• Exercise prompt: Below is a listing to write out in full, exactly as given, without its pictures.

** begin Supplied information **

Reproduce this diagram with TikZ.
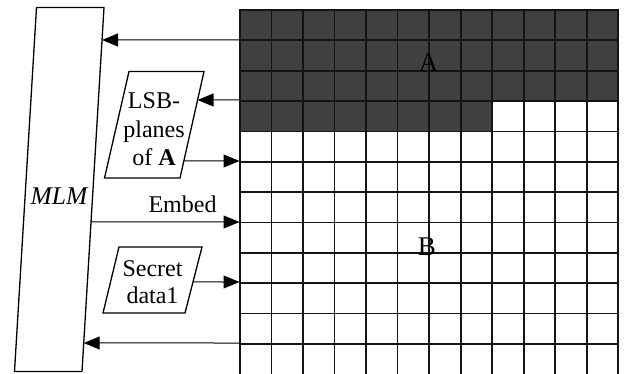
\documentclass[tikz,border=0pt]{standalone}
\usepackage{fontspec}
\setmainfont{Liberation Serif}
\usetikzlibrary{arrows.meta,calc}
\definecolor{darkcell}{RGB}{64,64,64}
\definecolor{gridline}{RGB}{20,20,20}
\begin{document}
\begin{tikzpicture}[x=1pt,y=-1pt,
  boxline/.style={draw=black,line width=1.3pt,fill=white},
  arr/.style={line width=1pt,-{Triangle[length=16pt,width=13pt]}},
  lbl/.style={inner sep=0pt,font=\fontsize{24}{28.8}\selectfont,align=center},
  big/.style={inner sep=0pt,font=\fontsize{27}{30}\selectfont},
  gl/.style={gridline,line width=1.7pt}]
\useasboundingbox (0,0) rectangle (624,374);
\def\cw{31.525}\def\rh{30.35}
% grid
\begin{scope}
\clip (0,0) rectangle (624,374);
\fill[darkcell] (240,10) rectangle (618.3,101.05);
\fill[darkcell] (240,101.05) rectangle (492.3,131.4);
\foreach \i in {0,...,12} \draw[gl] (240+\i*\cw,9.2) -- (240+\i*\cw,380);
\foreach \j in {0,...,11} \draw[gl] (239.2,10+\j*\rh) -- (619.1,10+\j*\rh);
\end{scope}
\node[big,anchor=base] (Alab) at (428.5,71.5) {A};
\node[big,anchor=base] (Blab) at (427,256) {B};
% MLM box
\coordinate (mtl) at (36.5,7.5);
\coordinate (mtr) at (104,7.5);
\coordinate (mbr) at (82,371.5);
\coordinate (mbl) at (14.5,371.5);
\draw[boxline] (mtl) -- (mtr) -- (mbr) -- (mbl) -- cycle;
\node[inner sep=0pt,font=\fontsize{25.5}{30}\selectfont\itshape,anchor=base] (mlm) at (59,205) {MLM};
% LSB box
\coordinate (ltl) at (129,71.5);
\coordinate (ltr) at (204,71.5);
\coordinate (lbr) at (180,178);
\coordinate (lbl) at (104.5,178);
\draw[boxline] (ltl) -- (ltr) -- (lbr) -- (lbl) -- cycle;
\node[lbl,anchor=base] (lsb) at (154,166) {LSB-\\planes\\of \textbf{A}};
% Secret box
\coordinate (stl) at (119,247);
\coordinate (str) at (202,247);
\coordinate (sbr) at (185,313);
\coordinate (sbl) at (103,313);
\draw[boxline] (stl) -- (str) -- (sbr) -- (sbl) -- cycle;
\node[lbl,anchor=base,font=\fontsize{24}{26.7}\selectfont] (sec) at (152.5,303) {Secret\\data1};
% Embed label
\node[lbl,anchor=base] (emb) at (182.5,213) {Embed};
% connector ends
\coordinate (g1) at (239.5,40);
\coordinate (g2) at (239.5,100);
\coordinate (g3) at (239.5,161);
\coordinate (g4) at (239.5,222);
\coordinate (g5) at (239.5,282);
\coordinate (g6) at (239.5,343);
\coordinate (m1) at ($(mtr)!{(40-7.5)/364}!(mbr)$);
\coordinate (m2) at ($(mtr)!{(222-7.5)/364}!(mbr)$);
\coordinate (m3) at ($(mtr)!{(343-7.5)/364}!(mbr)$);
\coordinate (l1) at ($(ltr)!{(100-71.5)/106.5}!(lbr)$);
\coordinate (l2) at ($(ltr)!{(161-71.5)/106.5}!(lbr)$);
\coordinate (s1) at ($(str)!{(282-247)/66}!(sbr)$);
\draw[arr] (g1) -- (m1);
\draw[arr] (g2) -- (l1);
\draw[arr] (l2) -- (g3);
\draw[arr] (m2) -- (g4);
\draw[arr] (s1) -- (g5);
\draw[arr] (g6) -- (m3);
\end{tikzpicture}
\end{document}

** end Supplied information **

• The solution:
Reproduce this diagram with TikZ.
\documentclass[tikz,border=0pt]{standalone}
\usepackage{fontspec}
\setmainfont{Liberation Serif}
\usetikzlibrary{arrows.meta,calc}
\definecolor{darkcell}{RGB}{64,64,64}
\definecolor{gridline}{RGB}{20,20,20}
\begin{document}
\begin{tikzpicture}[x=1pt,y=-1pt,
  boxline/.style={draw=black,line width=1.3pt,fill=white},
  arr/.style={line width=1pt,-{Triangle[length=16pt,width=13pt]}},
  lbl/.style={inner sep=0pt,font=\fontsize{24}{28.8}\selectfont,align=center},
  big/.style={inner sep=0pt,font=\fontsize{27}{30}\selectfont},
  gl/.style={gridline,line width=1.7pt}]
\useasboundingbox (0,0) rectangle (624,374);
\def\cw{31.525}\def\rh{30.35}
% grid
\begin{scope}
\clip (0,0) rectangle (624,374);
\fill[darkcell] (240,10) rectangle (618.3,101.05);
\fill[darkcell] (240,101.05) rectangle (492.3,131.4);
\foreach \i in {0,...,12} \draw[gl] (240+\i*\cw,9.2) -- (240+\i*\cw,380);
\foreach \j in {0,...,11} \draw[gl] (239.2,10+\j*\rh) -- (619.1,10+\j*\rh);
\end{scope}
\node[big,anchor=base] (Alab) at (428.5,71.5) {A};
\node[big,anchor=base] (Blab) at (427,256) {B};
% MLM box
\coordinate (mtl) at (36.5,7.5);
\coordinate (mtr) at (104,7.5);
\coordinate (mbr) at (82,371.5);
\coordinate (mbl) at (14.5,371.5);
\draw[boxline] (mtl) -- (mtr) -- (mbr) -- (mbl) -- cycle;
\node[inner sep=0pt,font=\fontsize{25.5}{30}\selectfont\itshape,anchor=base] (mlm) at (59,205) {MLM};
% LSB box
\coordinate (ltl) at (129,71.5);
\coordinate (ltr) at (204,71.5);
\coordinate (lbr) at (180,178);
\coordinate (lbl) at (104.5,178);
\draw[boxline] (ltl) -- (ltr) -- (lbr) -- (lbl) -- cycle;
\node[lbl,anchor=base] (lsb) at (154,166) {LSB-\\planes\\of \textbf{A}};
% Secret box
\coordinate (stl) at (119,247);
\coordinate (str) at (202,247);
\coordinate (sbr) at (185,313);
\coordinate (sbl) at (103,313);
\draw[boxline] (stl) -- (str) -- (sbr) -- (sbl) -- cycle;
\node[lbl,anchor=base,font=\fontsize{24}{26.7}\selectfont] (sec) at (152.5,303) {Secret\\data1};
% Embed label
\node[lbl,anchor=base] (emb) at (182.5,213) {Embed};
% connector ends
\coordinate (g1) at (239.5,40);
\coordinate (g2) at (239.5,100);
\coordinate (g3) at (239.5,161);
\coordinate (g4) at (239.5,222);
\coordinate (g5) at (239.5,282);
\coordinate (g6) at (239.5,343);
\coordinate (m1) at ($(mtr)!{(40-7.5)/364}!(mbr)$);
\coordinate (m2) at ($(mtr)!{(222-7.5)/364}!(mbr)$);
\coordinate (m3) at ($(mtr)!{(343-7.5)/364}!(mbr)$);
\coordinate (l1) at ($(ltr)!{(100-71.5)/106.5}!(lbr)$);
\coordinate (l2) at ($(ltr)!{(161-71.5)/106.5}!(lbr)$);
\coordinate (s1) at ($(str)!{(282-247)/66}!(sbr)$);
\draw[arr] (g1) -- (m1);
\draw[arr] (g2) -- (l1);
\draw[arr] (l2) -- (g3);
\draw[arr] (m2) -- (g4);
\draw[arr] (s1) -- (g5);
\draw[arr] (g6) -- (m3);
\end{tikzpicture}
\end{document}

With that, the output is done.